Monday, May 10, 2010

Superfine [Step Aside] -Drunken Tiger- Feel Ghood Muzic: The 8th Wonder

You know, I would like if the weather were nicer.
There's so many other things that I would like, too. Like a functioning light switch in my bedroom, perhaps some new light bulbs in my bathroom, an agenda that I didn't lose everyday, a pink sweater. A bike would be nice.

I just really wish that the weather were nicer. I wish I knew something about basketball. All the Laker's fans seem to have so much fun following the games, but really, I have no interest, all I know is that Kobe is better looking than Lebron. Thus, I have jumped onto the bandwagon and become a Lakers fan.

I don't really know where I'm going with all this.

There are so many other things that I want in addition, some things may be attainable, others, not so much. Or at least, they're out of my reach. Today after thinking about all the things I wanted, I made a mental list in my head and checked it twice. All I can say after thinking it over in my head, is since when have I become so shallow? When did I start caring about all this useless shit that fills my mind day in and day out? "It's ok to be happy~" are the lyrics to the song I'm listening to, but why am I making that so hard by caring about these kinds of things? I miss myself even just a year ago. Or more, I miss the fact that these superficial thoughts never even used to enter my mind. It was fun that way, it was loving that way, it was easier that way, it was better that way.

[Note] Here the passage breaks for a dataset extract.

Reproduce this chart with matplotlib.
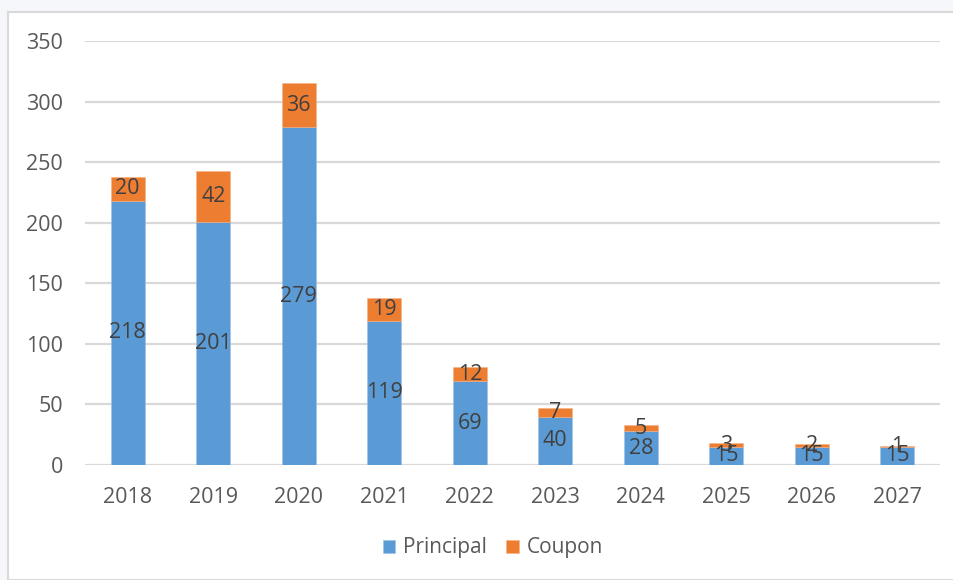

At the same time though, can I really say that what this past year has done to me, is all that bad? In some aspects, yes, definitely junior year has become a bad influence. In other ways, was it just an opportunity to find my real self? Is this even my real self? All I really can differentiate is that back then I really didn't give a shit. Now, I do. About too much. I've become an observer instead of a do-er. An introvert? But even keeping all of this in mind, I do have to thank what these new changes have brought to me. I've found new passions, I've taken a deeper look into what my future holds for me, I've found friends along the way. 

I've come to appreciate my family much more this year. As well as my culture. That's one thing I'm thankful for. I like being daddy's little girl. I like talking with my mom even though she's more like the teenage daughter and me the mom. I secretly like when my brother comes home from college, and I would always go out to lunch or dinner with him if he asks even if I'd eaten literally half an hour earlier.

I think that if I saw myself a year ago, how I am now, I would cringe and laugh at myself. Look at me, what a cheeseball, writing a silly blog that hardly anyone reads, blogging about useless, selfish shit, listening to fucking kpop. We're talking about a girl who used to ask "What's a GDragon? Is that a Tamagotchi?" A girl who hardly, really barely, knew how to read and write korean, and whose korean speaking skills were digressing by the day. A girl who used to listen to indie 103 (before it got shut down) and kroq, instead of kiis fm and amp radio. A girl who used to go to the Warped Tour, and not some Kpop concert at the Hollywood Bowl. In fact, we're talking about a girl that used to make fun of girls like me now. Like it's actually just funny. & as much as I hate how shallow I have become, and even though I miss my approach to my life a year ago,  I don't think I'd ever want to go back.

This entry was supposed to be about how I wished that the weather were nicer, but I got off an a bit of a tangent.
I really wish the weather were nicer. I'll keep that as my only wish and want; I'll clear my list of superficial "needs" for now. Some self reflection is good for everyone. 

And just one last time just because I really do want it, I wish the weather were nicer.